Waiting on the waitlist

High school seniors have opened the envelopes, received emails or logged into websites to discover the result of their college applications.  For many the news was very good or very bad – they were admitted to a college and have a decision to make, or that college will no longer be on the menu because they were denied.

For many the end result will be far more uncertain, however.  Instead of a clear yes or no, they received a warm and encouraging letter telling them that they have been placed on the waitlist.  Some will view this as good news (the door is still ajar) or as bad (they were not admitted), but the ambiguity leaves students wondering what this means and what to do about it.

The why of waitlists is easy: as students apply to more colleges, it becomes harder for colleges to estimate how many applicants will actually accept their offer of admission and they pursue various enrollment strategies. Waitlists are one such device to manage the uncertainty of a lesser yield. The institutional yield rate for colleges has steadily declined: nationally on average yield dipped from 49 percent in 2001, to 45 percent in 2007 and 41 percent in the Fall 2010 cycle.  Not surprisingly, more colleges reported using a waitlist: 39 percent in 2009 to 48 percent in 2010.

In the end, however, only for a minority of students will their persistence in staying on a waitlist pay off: in the 2009 cycle colleges nationally accepted 34 percent of students on their waitlists, and in the 2010 cycle, on average 28 percent.  If those odds seem reasonable, remember that the more selective a college, the more students will accept its offers of admission and the fewer spots will open up for waitlisted students.  In 2010 Yale reported, for example, that it had over 900 students on the waitlist but only about 100 made it into the class.  Most selective colleges will not have a numbered priority amongst many hundreds of waitlisted students, but will admit students according to institutional needs – fixing a gender imbalance, for example, pulling in more engineers, or answering a need for racial, socio-economic or geographic diversity.  In other words, all students on the waitlist may not be equal!

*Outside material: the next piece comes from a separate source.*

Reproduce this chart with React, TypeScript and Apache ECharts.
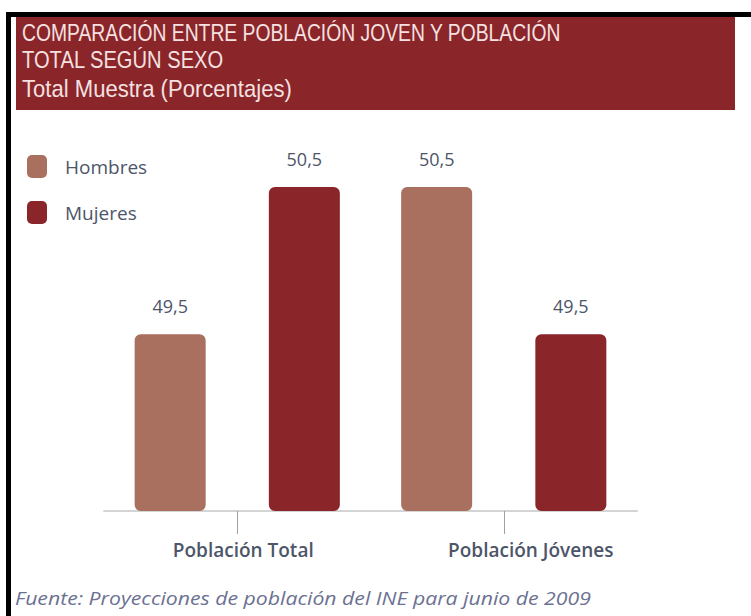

Given all of this, what is a student to do when places on a waitlist?
•    Decide how badly do you still want to attend that college.  It is okay to cut your losses, move on, and bond with your new home.  You can throw yourself into Facebook discussions with future friends and roommates and get back to finishing high school joyfully and successfully. After all, your success at college and in life will not be determined by the name on your college gate but by what you choose to do once it closes behind you.
•    If you remain interested, by all means stay on the waitlist. But know that it may be a long shot, and plan accordingly: accept another offer meanwhile, negotiate your financial aid if necessary and pay your deposit if required.
•    Respond to your waitlist offer with a note reiterating your continued interest in the school.  If a space opens up, admission officers will have some leeway in choosing the candidate they put forward for that spot but will definitely make their choice with yield in mind. Update the college on any new achievements and changes, and make it clear that you remain interested and will attend if taken from the waitlist.  At this point, individual admission officers too are desperately keen to be done!

Amidst all the appropriate concern over bloated waitlists that go nowhere, it is worth remembering that waitlists also have a more human face.  Admission officers at very selective colleges are faced everyday with the difficult task of choosing amongst a large collection of impressive and interesting young people who have worked hard to earn for themselves a chance to be admitted to top universities.  Most will not be admitted, however, and sometimes placing a student on the waitlist instead of slamming the door shut can also allow an admission officer a brief sense of still advocating on behalf of a much-admired young man or woman, or at the very least show the student that his or her efforts have been noticed and valued.